Hunger and homelessness in the community can be invisible to children whose basic needs are met. Last year as I explored hunger in our area with a group of third to fifth graders, I asked the kids to guess how many kids in their schools don’t have enough to eat on a daily basis. Their estimates were optimistically low. They were shocked to learn that 1 in 5 children in America are food insecure. And they were even more surprised to learn that nearly half a million people are homeless on any given night. Hunger and Homelessness Sunday draws attention to our neighbors experiencing food and housing insecurity and calls us to take action as disciples of Christ. In this lesson, children will consider the impact of hunger and homelessness on their communities and will explore opportunities to respond.
You will need
- A Bible, preferably a Common English Bible translation
- Chart paper or a whiteboard, a marker, a large sheet of roll paper and crayons or makers (optional)
- A computer with Internet access connected to a television or a data projector and the “Parents and Kids Talk About Homelessness” video (optional)
Greet the children as they arrive.
Have the children sit in a circle on the floor or around a table. Ask them to turn to the person next to them and share what they did at home this morning from the time they woke up until they arrived at church.
After the children have shared in pairs, ask the children to raise their hands if they:
- woke up in a bed
- ate something
- had clothes and shoes to dress in
- had running water to brush their teeth and/or bathe
Note that 1 in 5 children in America do not have enough food to eat each day and nearly half a million people in families including children have used emergency housing (shelters) because they did not have regular housing
Exploring the passage
Say a prayer.
Provide context for the reading (Deuteronomy 15:7-11):
- The passage comes from the Old Testament book of Deuteronomy. In this book, Moses prepares the people of God for life in the land that God promised them. After a long, challenging journey to this place, Moses wants to set them up for success. He is hoping to help them avoid making mistakes that they made in the past.
- The reading references “the seventh year.” It was practice for the people of God to let the land rest every seventh year by not planting crops. They would also forgive any debts that people owed in the seventh year. It was like a “reset” year. This meant that people needed to prepare for a year without crops and without money coming in from debts. This led some people to be less generous leading up to the seventh year because they were concerned they wouldn’t have enough when it came.

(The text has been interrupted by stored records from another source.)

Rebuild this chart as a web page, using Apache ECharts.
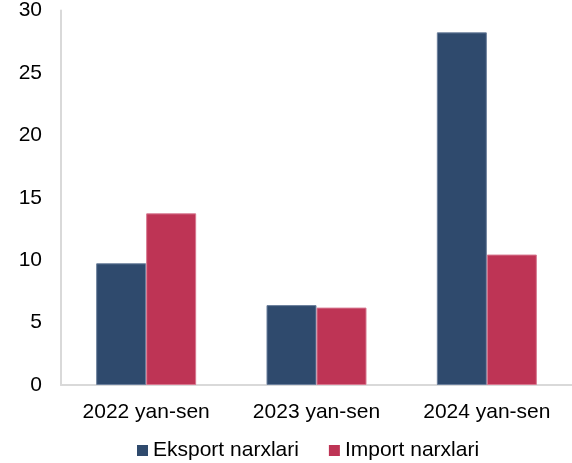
<!DOCTYPE html>
<html>
<head>
<meta charset="utf-8">
<script src="https://cdn.jsdelivr.net/npm/echarts@6/dist/echarts.min.js"></script>
<style>
  html, body { margin: 0; padding: 0; background: #fff; }
  #chart { width: 572px; height: 463px; }
</style>
</head>
<body>
<div id="chart"></div>
<script>
// categories and values
var categories = ['2022 yan-sen', '2023 yan-sen', '2024 yan-sen'];
var eksport = [9.75, 6.4, 28.25];
var importVals = [13.75, 6.2, 10.45];
var seriesNames = ['Eksport narxlari', 'Import narxlari'];

var chart = echarts.init(document.getElementById('chart'));

var font = '"Liberation Sans", Arial, sans-serif';

var option = {
    animation: false,
    grid: {
        left: 61,
        top: 10,
        width: 516,
        height: 375,
        containLabel: false
    },
    legend: {
        data: seriesNames,
        left: 132,
        top: 435,
        padding: 5,
        itemWidth: 11,
        itemHeight: 11,
        itemGap: 30,
        icon: 'rect',
        itemStyle: { borderWidth: 0 },
        textStyle: { fontFamily: font, fontSize: 21, color: '#000' }
    },
    xAxis: {
        type: 'category',
        data: categories,
        axisLine: { lineStyle: { color: '#d9d9d9', width: 2 } },
        axisTick: { show: false },
        axisLabel: { fontFamily: font, fontSize: 21, color: '#000', margin: 17 }
    },
    yAxis: {
        type: 'value',
        min: 0,
        max: 30,
        interval: 5,
        splitLine: { show: false },
        axisLine: { show: true, lineStyle: { color: '#d9d9d9', width: 2 } },
        axisTick: { show: false },
        axisLabel: { fontFamily: font, fontSize: 21, color: '#000', margin: 19 }
    },
    series: [{
        name: seriesNames[0],
        type: 'bar',
        data: eksport,
        barWidth: 50,
        barGap: '0%',
        itemStyle: { color: '#2f4a6d', borderColor: '#6b7f9c', borderWidth: 1 }
    }, {
        name: seriesNames[1],
        type: 'bar',
        data: importVals,
        barWidth: 50,
        itemStyle: { color: '#be3455', borderColor: '#d77890', borderWidth: 1 }
    }]
};

chart.setOption(option);
</script>
</body>
</html>
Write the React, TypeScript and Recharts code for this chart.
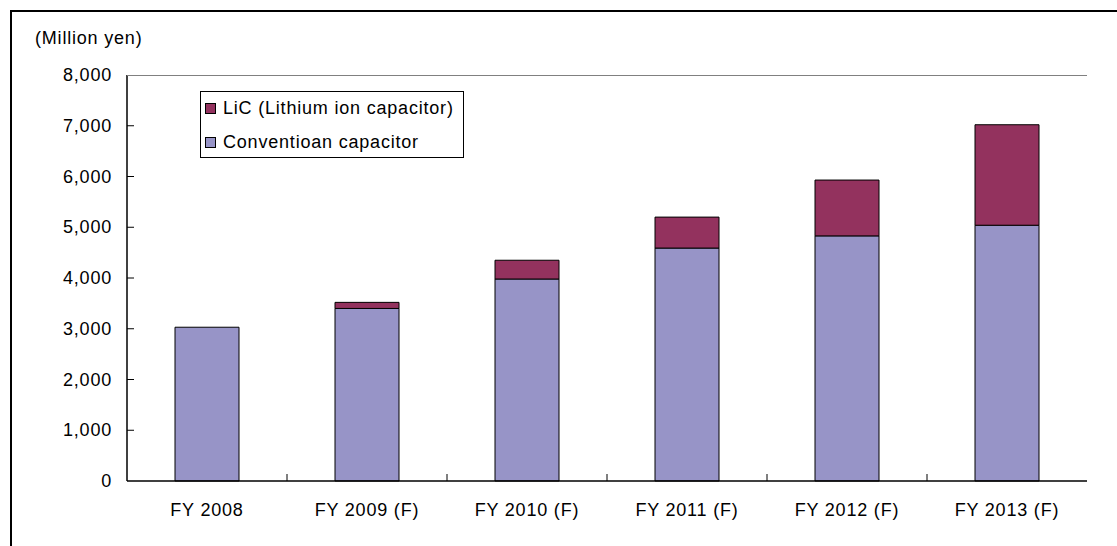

Read aloud (Deuteronomy 15:7-11). After reading, ask:
- What does Moses say about sharing with those in need?
- Why do you think Moses encourages the people not only to be generous in their giving but also joyful?
- How does sharing what you have with those in need in your community make the community stronger?
- How does sharing what you have with those in need in your community reflect God’s love for the world?
Relating the passage to our lives
Help the children connect the Scripture reading to their own lives through one or more of these activities.
- World without need: Gather the materials you’ll need for this activity: chart paper or a whiteboard, a marker, a large sheet of roll paper and crayons or makers. Write “Basic Needs” at the top of a sheet of chart paper or the whiteboard. Ask the children what human beings need to survive. Then, ask the children to imagine a community where everyone had their basic needs met. Place a long sheet of roll paper on a table or the floor. Have the children work together to draw a picture of a community where all people have what they need to live. After they have created the community, ask them to describe the community. Offer a prayer for this community to come into being.
- Experiencing homelessness: Gather the materials you’ll need for this activity: a computer with Internet access connected to a television or a data projector and the “Parents and Kids Talk About Homelessness” video. Show the video. Have the children reflect on what they saw. What surprised them? What made them sad? What did they see that gave them hope? What would it be like to not have consistent housing? What would they worry about? What would the experience of going to school be like? Offer a prayer for the families in the video as well as all others experiencing homelessness.
- Open our hands generously: Invite member(s) of your congregation’s Mission and Service committee to have a conversation with the children about the ways the congregation not only supports those experiencing hunger and homelessness but also advocates for an end to these challenges. Encourage the children to ask questions and find ways they can connect with these missions.